> SUPPLIED MATERIAL:
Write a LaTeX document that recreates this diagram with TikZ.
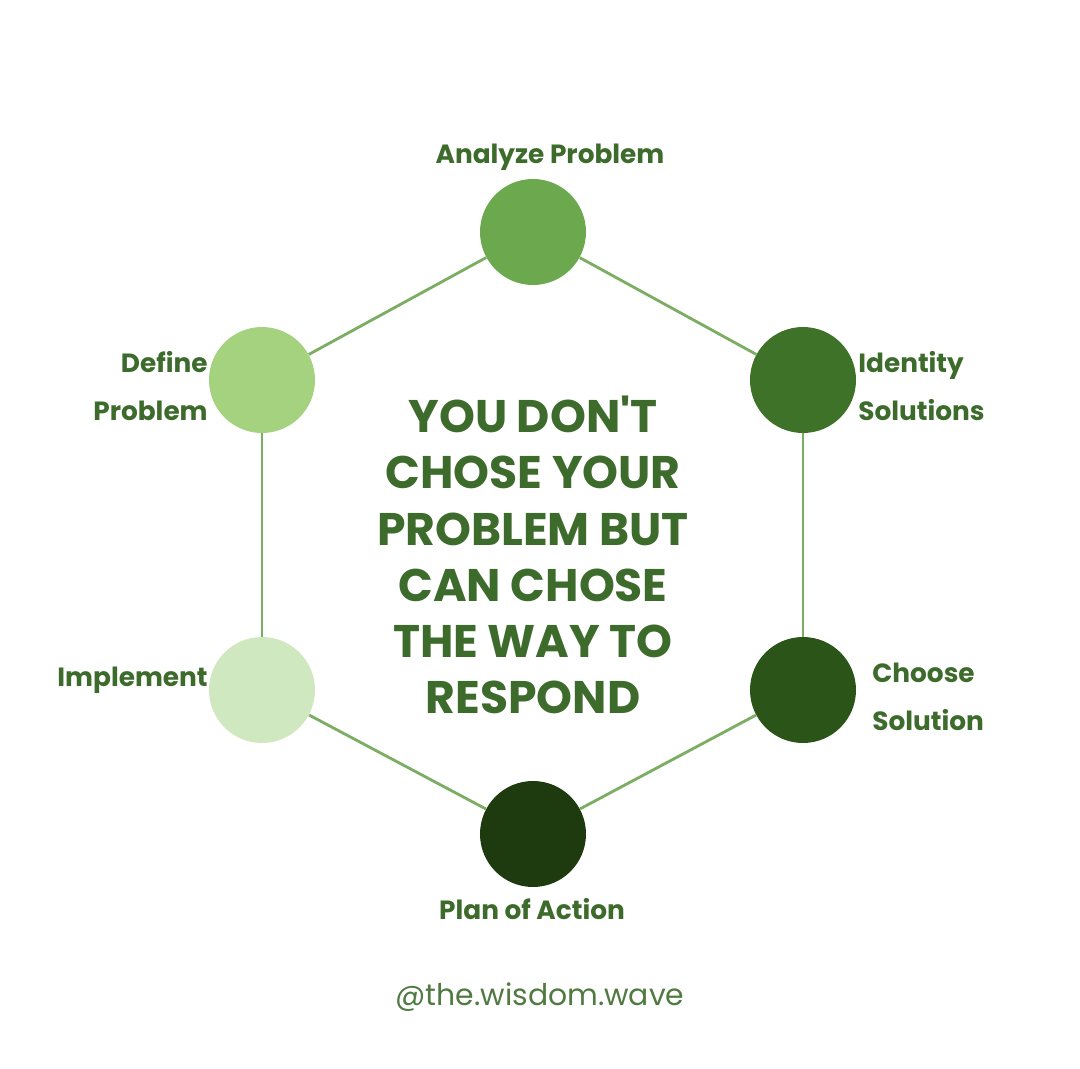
\documentclass[tikz,border=0pt]{standalone}
\usepackage{fontspec}
\setmainfont{Poppins}
\newfontfamily\quotefont{Poppins}
\usepackage{xcolor}
\usepackage{tikz}
\usetikzlibrary{positioning}

\definecolor{txtgreen}{HTML}{3D6B2C}
\definecolor{linegreen}{HTML}{7BAE62}
\definecolor{cAnalyze}{HTML}{6BA84E}
\definecolor{cIdentity}{HTML}{3E7229}
\definecolor{cChoose}{HTML}{2A5418}
\definecolor{cPlan}{HTML}{1E3A0F}
\definecolor{cImplement}{HTML}{CFE8BF}
\definecolor{cDefine}{HTML}{A4D27F}

\tikzset{
  stage/.style={circle, minimum size=2.12cm, inner sep=0pt},
  lbl/.style={font=\fontsize{15}{27}\selectfont\bfseries, text=txtgreen, inner sep=0pt},
  edge/.style={draw=linegreen, line width=1.6pt}
}

\begin{document}
\begin{tikzpicture}[x=0.02cm, y=-0.02cm]
    \useasboundingbox[fill=white] (0,0) rectangle (1080,1069);

    % Stages
    \node[stage, fill=cAnalyze] (analyze) at (533,232) {};
    \node[stage, fill=cIdentity] (identity) at (803,380) {};
    \node[stage, fill=cChoose] (choose) at (803,690) {};
    \node[stage, fill=cPlan] (plan) at (533,834) {};
    \node[stage, fill=cImplement] (implement) at (262,690) {};
    \node[stage, fill=cDefine] (define) at (262,380) {};

    % Hexagon edges
    \draw[edge] (analyze) -- (identity);
    \draw[edge] (identity) -- (choose);
    \draw[edge] (choose) -- (plan);
    \draw[edge] (plan) -- (implement);
    \draw[edge] (implement) -- (define);
    \draw[edge] (define) -- (analyze);

    % Labels
    \node[lbl] (analyzelbl) at (550,157) {Analyze Problem};
    \node[lbl, align=right, anchor=east] (definelbl) at (208,386) {Define\\Problem};
    \node[lbl, align=left, anchor=west] (identitylbl) at (858,386) {Identity\\Solutions};
    \node[lbl, anchor=east] (implementlbl) at (208,680) {Implement};
    \node[lbl, align=left, anchor=west] (chooselbl) at (872,697) {Choose\\Solution};
    \node[lbl] (planlbl) at (532,909) {Plan of Action};

    % Quote
    \node[font=\quotefont\fontsize{26}{32}\selectfont\bfseries, text=txtgreen, align=center] (quote) at (533,555)
        {YOU DON'T\\CHOSE YOUR\\PROBLEM BUT\\CAN CHOSE\\THE WAY TO\\RESPOND};

    % Handle
    \node[font=\fontsize{17}{19}\selectfont, text=txtgreen!90!white] (handle) at (540,997) {@the.wisdom.wave};
\end{tikzpicture}
\end{document}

> WHAT YOU NEED TO DO:
Print out the whole of the material word for word, without pictures.

> COMPLETE RESPONSE:
Write a LaTeX document that recreates this diagram with TikZ.
\documentclass[tikz,border=0pt]{standalone}
\usepackage{fontspec}
\setmainfont{Poppins}
\newfontfamily\quotefont{Poppins}
\usepackage{xcolor}
\usepackage{tikz}
\usetikzlibrary{positioning}

\definecolor{txtgreen}{HTML}{3D6B2C}
\definecolor{linegreen}{HTML}{7BAE62}
\definecolor{cAnalyze}{HTML}{6BA84E}
\definecolor{cIdentity}{HTML}{3E7229}
\definecolor{cChoose}{HTML}{2A5418}
\definecolor{cPlan}{HTML}{1E3A0F}
\definecolor{cImplement}{HTML}{CFE8BF}
\definecolor{cDefine}{HTML}{A4D27F}

\tikzset{
  stage/.style={circle, minimum size=2.12cm, inner sep=0pt},
  lbl/.style={font=\fontsize{15}{27}\selectfont\bfseries, text=txtgreen, inner sep=0pt},
  edge/.style={draw=linegreen, line width=1.6pt}
}

\begin{document}
\begin{tikzpicture}[x=0.02cm, y=-0.02cm]
    \useasboundingbox[fill=white] (0,0) rectangle (1080,1069);

    % Stages
    \node[stage, fill=cAnalyze] (analyze) at (533,232) {};
    \node[stage, fill=cIdentity] (identity) at (803,380) {};
    \node[stage, fill=cChoose] (choose) at (803,690) {};
    \node[stage, fill=cPlan] (plan) at (533,834) {};
    \node[stage, fill=cImplement] (implement) at (262,690) {};
    \node[stage, fill=cDefine] (define) at (262,380) {};

    % Hexagon edges
    \draw[edge] (analyze) -- (identity);
    \draw[edge] (identity) -- (choose);
    \draw[edge] (choose) -- (plan);
    \draw[edge] (plan) -- (implement);
    \draw[edge] (implement) -- (define);
    \draw[edge] (define) -- (analyze);

    % Labels
    \node[lbl] (analyzelbl) at (550,157) {Analyze Problem};
    \node[lbl, align=right, anchor=east] (definelbl) at (208,386) {Define\\Problem};
    \node[lbl, align=left, anchor=west] (identitylbl) at (858,386) {Identity\\Solutions};
    \node[lbl, anchor=east] (implementlbl) at (208,680) {Implement};
    \node[lbl, align=left, anchor=west] (chooselbl) at (872,697) {Choose\\Solution};
    \node[lbl] (planlbl) at (532,909) {Plan of Action};

    % Quote
    \node[font=\quotefont\fontsize{26}{32}\selectfont\bfseries, text=txtgreen, align=center] (quote) at (533,555)
        {YOU DON'T\\CHOSE YOUR\\PROBLEM BUT\\CAN CHOSE\\THE WAY TO\\RESPOND};

    % Handle
    \node[font=\fontsize{17}{19}\selectfont, text=txtgreen!90!white] (handle) at (540,997) {@the.wisdom.wave};
\end{tikzpicture}
\end{document}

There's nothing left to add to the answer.